Oh, gosh. I’d read a similar article today, but did not grasp just how deeply this will be felt until I read the npr article.
You’re right; it’s heartbreaking.
Raptor rehabilitation center in NE Oregon and SE Washington takes in many more nestlings than usual as the flightless baby birds jump from their hot nests. https://www.oregonlive.com/environment/2021/07/baby-hawks-in-oregon-bailed-from-nests-amid-heatwave-they-had-no-choice.html
My impression is there has been a significant die-off of shellfish around Vancouver Island, likely also into the Puget Sound.
I’m noticing dead seal pups washing up on the shores of our beaches. https://www.inaturalist.org/observations/86486850
My guess is either they are starving or getting food poisoning, eating the dead shellfish from after the heat wave.
I was wondering about the ripple effect from dead sealife. Maybe an algal bloom?
I was out kayaking yesterday and I saw some of the beige sea scum, but not an extraordinary amount. That said, I was kayaking off Cordova Bay, which doesn’t have as much shellfish life as the Saanich inlet, or the west side of Vancouver Island.
I imagine the Saanich inlet might be a good indicator, as those waters can warm up quite quickly.
Wow tragic but perhaps important encounter. Thanks for sharing though. I would be interested to know if you ended up reporting it to DPO or RAPP as user angelique_k suggested in your observation, and what the outcome was if so.
As the OP, I should also apologize, it just occurred to me how U.S.-centric my topic title was. Thanks for the inputs from iNaturalists from around the globe! This forum wouldn’t be the same without you.
On Saturday, we drove from Toledo to Corvallis, Oregon, on Highway 20. Near the coast, the young growth on most conifers (Pseudotsuga menziesii, Thuja plicata, Calocedrus) was brown, at least on the south and west sides. Sometimes only some of the trees were scorched like this but on some hillsides every tree was browned.
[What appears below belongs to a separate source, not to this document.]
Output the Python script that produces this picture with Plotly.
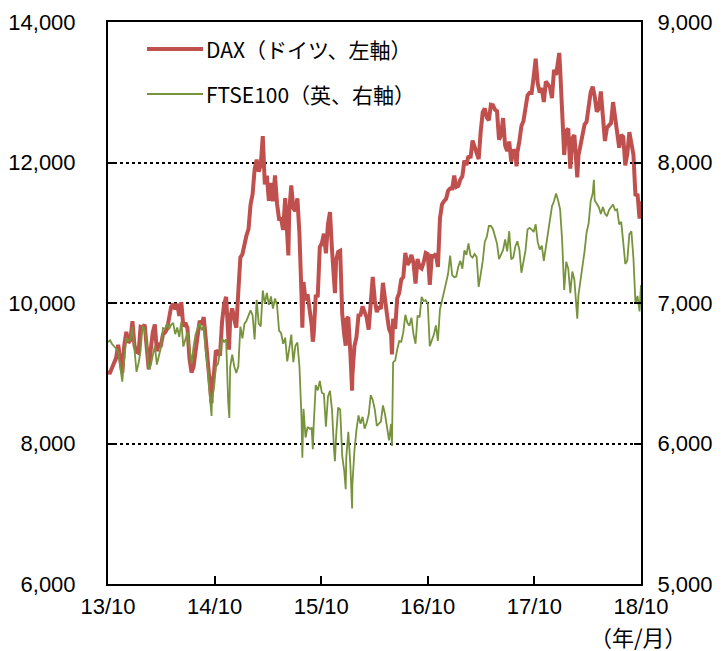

Older needles looked OK. As we drove inland, the proportion of damaged trees dropped and in the Willamette Valley nearly all were apparently undamaged.
Deciduous trees and the undergrowth looked OK.
We also noted the same burning on Douglas Fir in the Columbia River Gorge. burnt on the west/south-west sides of many trees. While hiking on the Pacific Crest Trail in Skamania Count (north of Big Huckleberry Mountain) we noted, not yet posted, burning on a conifer there as well. Some burning of ground cover plants noted in limited spots too.